==== Given data
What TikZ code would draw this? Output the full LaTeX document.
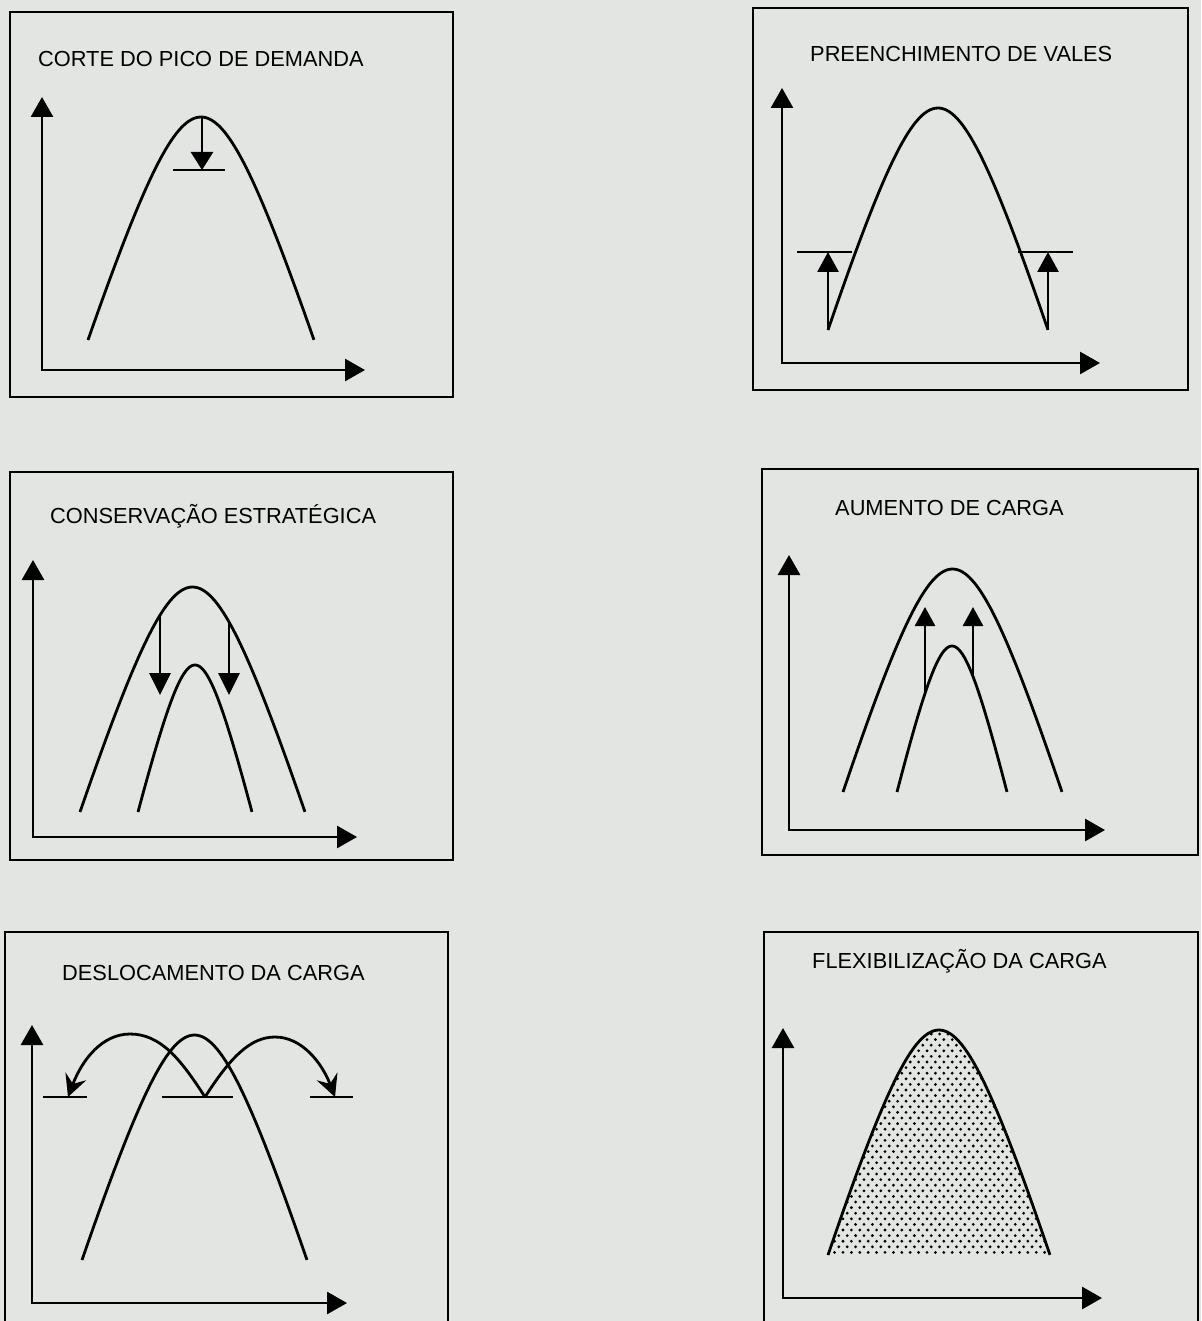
\documentclass[tikz,border=0pt]{standalone}
\usepackage{fontspec}
\setmainfont{Liberation Sans}
\usetikzlibrary{arrows.meta}
\definecolor{paper}{RGB}{226,229,225}
\newcommand\bumpplot[4]{plot[domain=-1:1,samples=81,smooth] ({#1+#2*\x},{#3+#4*(sqrt(\x*\x+0.25)-0.5)/0.618034})}
\begin{document}
\begin{tikzpicture}[x=1pt,y=-1pt,
  frame/.style={draw=black,line width=2.3pt},
  ink/.style={draw=black,line width=2.8pt},
  axes/.style={ink,{Triangle[length=20pt,width=22pt]}-{Triangle[length=20pt,width=22pt]}},
  title/.style={anchor=base west,inner sep=0pt,font=\fontsize{21.8}{26}\selectfont},
  uparrow/.style={ink,-{Triangle[length=20pt,width=21pt]}},
  arcarrow/.style={ink,-{Stealth[length=22pt,width=22pt,inset=8pt]}}]
\fill[paper] (0,0) rectangle (1201,1321);
\useasboundingbox (0,0) rectangle (1201,1321);
\clip (0,0) rectangle (1201,1321);

% ---------- Panel 1: CORTE DO PICO DE DEMANDA
\draw[frame] (10,12) rectangle (453,397);
\node[title] (t1) at (38,67) {CORTE DO PICO DE DEMANDA};
\draw[axes] (42,97) -- (42,370) -- (365,370);
\draw[ink] \bumpplot{201}{113}{117}{223};
\coordinate (p1a) at (202,117);
\coordinate (p1b) at (202,170);
\draw[uparrow,-{Triangle[length=18pt,width=22pt]}] (p1a) -- (p1b);
\coordinate (l1a) at (173,170); \coordinate (l1b) at (225,170);
\draw[ink] (l1a) -- (l1b);

% ---------- Panel 2: PREENCHIMENTO DE VALES
\draw[frame] (753,8) rectangle (1188,390);
\node[title] (t2) at (810,62) {PREENCHIMENTO DE VALES};
\draw[axes] (782,88) -- (782,363) -- (1100,363);
\draw[ink] \bumpplot{938}{110}{108}{222};
\coordinate (l2a) at (797,252); \coordinate (l2b) at (852,252);
\coordinate (l2c) at (1018,252); \coordinate (l2d) at (1073,252);
\draw[ink] (l2a) -- (l2b);
\draw[ink] (l2c) -- (l2d);
\coordinate (a2s) at (828,330); \coordinate (a2e) at (828,252);
\coordinate (b2s) at (1048,330); \coordinate (b2e) at (1048,252);
\draw[uparrow] (a2s) -- (a2e);
\draw[uparrow] (b2s) -- (b2e);

% ---------- Panel 3: CONSERVACAO ESTRATEGICA
\draw[frame] (10,472) rectangle (453,860);
\node[title] (t3) at (50,523) {CONSERVAÇÃO ESTRATÉGICA};
\draw[axes] (33,560) -- (33,837) -- (357,837);
\draw[ink] \bumpplot{192.5}{112.5}{587}{225};
\draw[ink] \bumpplot{195}{57}{665}{147};
\coordinate (a3s) at (160,615); \coordinate (a3e) at (160,695);
\coordinate (b3s) at (229,622); \coordinate (b3e) at (229,695);
\draw[uparrow,-{Triangle[length=22pt,width=21pt]}] (a3s) -- (a3e);
\draw[uparrow,-{Triangle[length=22pt,width=21pt]}] (b3s) -- (b3e);

% ---------- Panel 4: AUMENTO DE CARGA
\draw[frame] (762,469) rectangle (1198,855);
\node[title] (t4) at (835,515) {AUMENTO DE CARGA};
\draw[axes] (789,555) -- (789,830) -- (1105,830);
\draw[ink] \bumpplot{952.5}{109.5}{569}{223};
\draw[ink] \bumpplot{952}{55}{646}{146};
\coordinate (a4s) at (925,693); \coordinate (a4e) at (925,607);
\coordinate (b4s) at (973,677); \coordinate (b4e) at (973,607);
\draw[uparrow,-{Triangle[length=19pt,width=20pt]}] (a4s) -- (a4e);
\draw[uparrow,-{Triangle[length=19pt,width=20pt]}] (b4s) -- (b4e);

% ---------- Panel 5: DESLOCAMENTO DA CARGA
\draw[frame] (5,932) rectangle (448,1345);
\node[title] (t5) at (62,980) {DESLOCAMENTO DA CARGA};
\draw[axes] (32,1025) -- (32,1303) -- (347,1303);
\draw[ink] \bumpplot{194.5}{112.5}{1035}{225};
\coordinate (l5a) at (43,1097); \coordinate (l5b) at (87,1097);
\coordinate (l5c) at (162,1097); \coordinate (l5d) at (233,1097);
\coordinate (l5e) at (310,1097); \coordinate (l5f) at (353,1097);
\draw[ink] (l5a) -- (l5b);
\draw[ink] (l5c) -- (l5d);
\draw[ink] (l5e) -- (l5f);
\coordinate (src5) at (205,1097);
\coordinate (dl5) at (68,1097);
\coordinate (dr5) at (335,1097);
\draw[arcarrow] (src5) .. controls (180,1058) and (160,1034) .. (130,1034)
  .. controls (102,1034) and (82,1060) .. (dl5);
\draw[arcarrow] (src5) .. controls (230,1058) and (250,1037) .. (275,1037)
  .. controls (302,1037) and (322,1063) .. (dr5);

% ---------- Panel 6: FLEXIBILIZACAO DA CARGA
\draw[frame] (764,932) rectangle (1198,1345);
\node[title] (t6) at (812,968) {FLEXIBILIZAÇÃO DA CARGA};
\draw[axes] (783,1028) -- (783,1298) -- (1102,1298);
\begin{scope}
  \clip \bumpplot{939}{111}{1030}{225} -- cycle;
  \foreach \r in {0,...,40}{
    \foreach \c in {0,...,28}{
      \fill ({822+\c*8.4+mod(\r,2)*4.2},{1034+\r*5.6}) circle (1.55);
    }
  }
\end{scope}
\draw[ink] \bumpplot{939}{111}{1030}{225};
\end{tikzpicture}
\end{document}
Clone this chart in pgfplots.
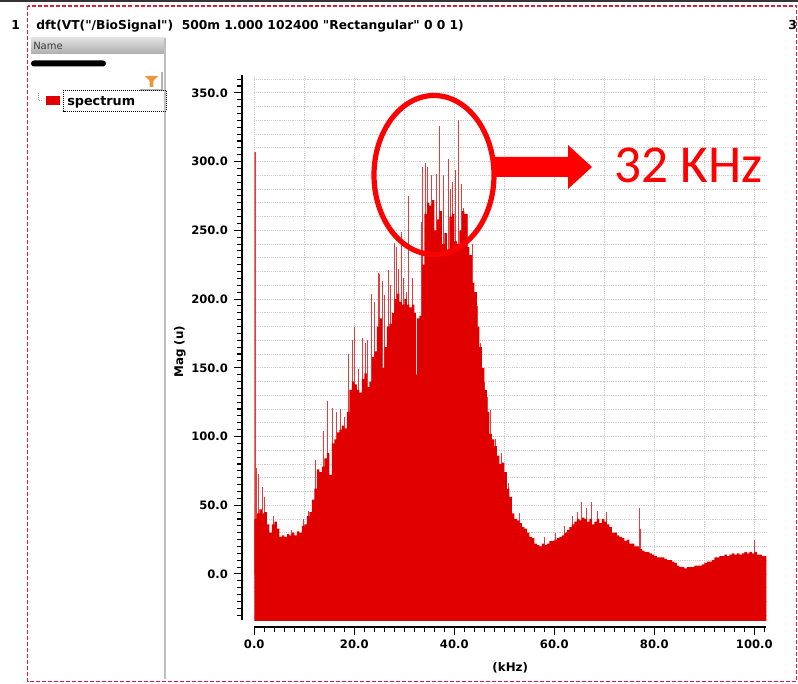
\documentclass[border=0pt]{standalone}
\usepackage{pgfplots}
\pgfplotsset{compat=1.18}
\usepackage{fontspec}
\setmainfont{DejaVu Sans}
\newfontfamily\carlito{Carlito}
\font\titlefont="DejaVu Sans/B" at 9.2pt
\definecolor{specred}{RGB}{224,0,0}
\definecolor{spikered}{RGB}{230,60,60}
\definecolor{annred}{RGB}{255,0,0}
\definecolor{framered}{RGB}{222,30,60}
\definecolor{gridgray}{RGB}{205,205,205}
\definecolor{funnel}{RGB}{236,150,60}
\begin{document}
\begin{tikzpicture}
\path[use as bounding box] (0,0) rectangle (598.5pt,-513pt);
\begin{axis}[
  at={(190.7pt,-465pt)}, anchor=south west,
  scale only axis, width=384pt, height=408.75pt,
  xmin=0, xmax=102.4, ymin=-33.5, ymax=363,
  axis x line*=bottom, axis y line*=left,
  axis x line shift=5.25pt, axis y line shift=9.2pt,
  axis line style={line width=0.9pt, black},
  tick align=outside, major tick length=6pt, minor tick length=3.5pt,
  tick style={line width=0.8pt, black},
  xtick={0,20,...,100}, minor xtick={0,2,...,102},
  ytick={0,50,...,350}, minor ytick={-30,-25,...,360},
  xmajorgrids=true, ymajorgrids=true,
  major grid style={gridgray, densely dotted, line width=0.6pt},
  extra x ticks={10,30,50,70,90}, extra x tick labels={},
  extra x tick style={major tick length=0pt, xmajorgrids=true},
  extra y ticks={-30,-20,-10,10,20,30,40,60,70,80,90,110,120,130,140,160,170,180,190,210,220,230,240,260,270,280,290,310,320,330,340,360},
  extra y tick labels={},
  extra y tick style={major tick length=0pt, ymajorgrids=true},
  tick label style={font=\bfseries\fontsize{8.7pt}{10pt}\selectfont},
  xticklabel style={/pgf/number format/fixed, /pgf/number format/fixed zerofill, /pgf/number format/precision=1, /pgf/number format/assume math mode=true},
  yticklabel style={/pgf/number format/fixed, /pgf/number format/fixed zerofill, /pgf/number format/precision=1, /pgf/number format/assume math mode=true, xshift=-1pt},
  xlabel={(kHz)}, ylabel={Mag (u)},
  label style={font=\bfseries\fontsize{8.9pt}{10pt}\selectfont},
  xlabel style={at={(axis description cs:0.5,-0.0875)}, anchor=center},
  ylabel style={at={(axis description cs:-0.145,0.492)}, anchor=center, rotate=0},
  clip=true,
]
% spikes (drawn first, the body covers their lower part)
\addplot[ycomb, draw=spikered, line width=0.9pt, mark=none] coordinates {
(0.15,307) (0.4,77) (0.9,73) (1.6,63) (2.0,56) (3.8,42) (7.5,32) (9.8,40) (10.9,46)
(12.2,83) (13.9,104) (14.7,126) (15.6,121) (16.4,118) (17.3,120) (18.0,114) (18.9,160)
(19.6,170) (20.0,180) (20.9,149) (21.6,172) (22.2,168) (22.7,170) (23.5,204) (24.0,198)
(24.9,219) (25.1,218) (25.7,213) (26.1,203) (26.8,221) (27.3,210) (28.0,241) (28.4,238)
(28.8,222) (29.5,249) (29.9,215) (30.5,205) (30.9,275) (31.6,215) (33.4,256) (33.6,296)
(34.3,299) (34.7,296) (35.5,290) (36.4,291) (37.1,326) (37.8,290) (38.8,302) (39.3,280)
(39.7,285) (40.2,294) (40.9,330) (41.4,284) (41.9,266) (42.7,262) (43.6,240) (44.6,195)
(45.3,168) (46.0,140) (46.7,129) (47.2,119) (48.2,98) (49.5,88) (50.8,66) (51.5,55)
(53.0,44) (58.0,27) (60.2,30) (62.0,35) (63.7,42) (64.7,45) (65.5,52) (66.5,48)
(67.4,52) (68.7,46) (70.5,45) (77.0,48) (77.3,33) (100.0,25)
};
% spectrum body
\addplot[const plot, draw=none, fill=specred] coordinates {
(0,-40) (0,40) (0.5,44) (1.0,47) (1.5,44) (2.0,45) (2.5,36) (3.0,30) (3.5,36) (4.0,38)
(4.5,33) (5.0,27) (5.5,28) (6.0,27) (6.5,29) (7.0,28) (7.5,30) (8.0,28) (8.5,31) (9.0,30)
(9.5,35) (10.0,36) (10.5,42) (11.0,45) (11.5,54) (12.0,62) (12.5,76) (13.0,74) (13.5,78)
(14.0,84) (14.5,88) (15.0,72) (15.5,95) (16.0,98) (16.5,103) (17.0,105) (17.5,108)
(18.0,106) (18.5,118) (19.0,134) (19.5,140) (20.0,138) (20.5,134) (21.0,132) (21.5,142)
(22.0,146) (22.5,136) (23.0,140) (23.5,158) (24.0,162) (24.5,180) (25.0,186) (25.5,150)
(26.0,165) (26.5,180) (27.0,182) (27.5,190) (28.0,200) (28.5,204) (29.0,198) (29.5,196)
(30.0,200) (30.5,196) (31.0,194) (31.5,196) (32.0,190) (32.3,145) (32.5,186) (33.0,188)
(33.5,225) (34.0,262) (34.5,270) (35.0,268) (35.5,272) (36.0,250) (36.5,258) (37.0,264)
(37.5,240) (38.0,248) (38.5,236) (39.0,260) (39.5,262) (40.0,242) (40.5,240) (41.0,250)
(41.5,264) (42.0,262) (42.5,238) (43.0,232) (43.5,212) (44.0,205) (44.5,180) (45.0,165)
(45.5,150) (46.0,134) (46.5,118) (47.0,102) (47.5,98) (48.0,93) (48.5,86) (49.0,80)
(49.5,81) (50.0,74) (50.5,62) (51.0,56) (51.5,44) (52.0,40) (52.5,39) (53.0,37) (53.5,34)
(54.0,33) (54.5,30) (55.0,27) (55.5,26) (56.0,22) (56.5,21) (57.0,20) (57.5,22) (58.0,21)
(58.5,22) (59.0,24) (59.5,24) (60.0,25) (60.5,26) (61.0,27) (61.5,28) (62.0,30) (62.5,32)
(63.0,34) (63.5,36) (64.0,38) (64.5,40) (65.0,39) (65.5,41) (66.0,40) (66.5,38) (67.0,40)
(67.5,36) (68.0,38) (68.5,40) (69.0,37) (69.5,40) (70.0,38) (70.5,36) (71.0,34) (71.5,30)
(72.0,30) (72.5,28) (73.0,27) (73.5,26) (74.0,24) (74.5,25) (75.0,22) (75.5,22) (76.0,20)
(76.5,20) (77.0,18) (77.5,17) (78.0,16) (78.5,16) (79.0,15) (79.5,14) (80.0,13) (80.5,12)
(81.0,12) (81.5,12) (82.0,11) (82.5,10) (83.0,10) (83.5,9) (84.0,8) (84.5,6) (85.0,5)
(85.5,5) (86.0,4) (86.5,5) (87.0,5) (87.5,5) (88.0,6) (88.5,6) (89.0,6) (89.5,7) (90.0,8)
(90.5,9) (91.0,9) (91.5,10) (92.0,12) (92.5,12) (93.0,13) (93.5,13) (94.0,14) (94.5,13)
(95.0,14) (95.5,15) (96.0,14) (96.5,15) (97.0,14) (97.5,15) (98.0,16) (98.5,15) (99.0,16)
(99.5,15) (100.0,16) (100.5,14) (101.0,14) (101.5,13) (102.0,13) (102.4,13) (102.4,-40)
} -- cycle;
\end{axis}
% overlay in pixel units (y downward)
\begin{scope}[x=0.75pt, y=-0.75pt]
  \fill[black!80] (0,0) rectangle (798,2.5);
  \draw[framered, line width=0.8pt, dash pattern=on 3pt off 1.5pt] (27.5,6) rectangle (796.5,681.5);
  \node[anchor=base west, inner sep=0pt, font=\bfseries\fontsize{9.3pt}{11pt}\selectfont] at (11,29.5) {1};
  \node[anchor=base west, inner sep=0pt, font=\titlefont] at (36,29.5) {dft(VT("/BioSignal")\ \ 500m 1.000 102400 "Rectangular" 0 0 1)};
  \node[anchor=base west, inner sep=0pt, font=\bfseries\fontsize{9.3pt}{11pt}\selectfont] at (788,29.5) {3};
  % left panel
  \shade[top color=black!12, bottom color=black!32] (31,38) rectangle (165,54);
  \node[anchor=base west, inner sep=0pt, text=black!75, font=\fontsize{7.5pt}{9pt}\selectfont] at (33,50) {Name};
  \draw[black!25, line width=1.1pt] (165,38) -- (165,679);
  \fill[black, rounded corners=2.2pt] (31,60.5) rectangle (106,66.5);
  \draw[black!30, line width=0.8pt] (140,90) -- (162,90) -- (162,72);
  \fill[funnel] (145,76) -- (158,76) -- (153.3,81) -- (153.3,87) -- (149.7,87) -- (149.7,81) -- cycle;
  \draw[black!40, densely dotted, line width=0.5pt] (38,93) -- (38,100) -- (43,100);
  \fill[specred] (46,96.5) rectangle (60,105.5);
  \draw[black, densely dotted, line width=0.5pt] (63.5,90.5) rectangle (166,111);
  \node[anchor=base west, inner sep=0pt, font=\bfseries\fontsize{9.6pt}{11pt}\selectfont] at (67,105.5) {spectrum};
  % annotation
  \draw[annred, line width=3.9pt] (434,175) ellipse [x radius=60, y radius=79.5];
  \fill[annred] (494,157) -- (568,157) -- (568,145) -- (592,167) -- (568,189) -- (568,177) -- (494,177) -- cycle;
  \node[anchor=base west, inner sep=0pt, text=annred, font=\carlito\fontsize{40pt}{44pt}\selectfont] at (614,183) {32 KHz};
\end{scope}
\end{tikzpicture}
\end{document}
========
Skip every picture and return the lines above from the top through the one that contains "(l1a) -- (l1b);".

Final result:
What TikZ code would draw this? Output the full LaTeX document.
\documentclass[tikz,border=0pt]{standalone}
\usepackage{fontspec}
\setmainfont{Liberation Sans}
\usetikzlibrary{arrows.meta}
\definecolor{paper}{RGB}{226,229,225}
\newcommand\bumpplot[4]{plot[domain=-1:1,samples=81,smooth] ({#1+#2*\x},{#3+#4*(sqrt(\x*\x+0.25)-0.5)/0.618034})}
\begin{document}
\begin{tikzpicture}[x=1pt,y=-1pt,
  frame/.style={draw=black,line width=2.3pt},
  ink/.style={draw=black,line width=2.8pt},
  axes/.style={ink,{Triangle[length=20pt,width=22pt]}-{Triangle[length=20pt,width=22pt]}},
  title/.style={anchor=base west,inner sep=0pt,font=\fontsize{21.8}{26}\selectfont},
  uparrow/.style={ink,-{Triangle[length=20pt,width=21pt]}},
  arcarrow/.style={ink,-{Stealth[length=22pt,width=22pt,inset=8pt]}}]
\fill[paper] (0,0) rectangle (1201,1321);
\useasboundingbox (0,0) rectangle (1201,1321);
\clip (0,0) rectangle (1201,1321);

% ---------- Panel 1: CORTE DO PICO DE DEMANDA
\draw[frame] (10,12) rectangle (453,397);
\node[title] (t1) at (38,67) {CORTE DO PICO DE DEMANDA};
\draw[axes] (42,97) -- (42,370) -- (365,370);
\draw[ink] \bumpplot{201}{113}{117}{223};
\coordinate (p1a) at (202,117);
\coordinate (p1b) at (202,170);
\draw[uparrow,-{Triangle[length=18pt,width=22pt]}] (p1a) -- (p1b);
\coordinate (l1a) at (173,170); \coordinate (l1b) at (225,170);
\draw[ink] (l1a) -- (l1b);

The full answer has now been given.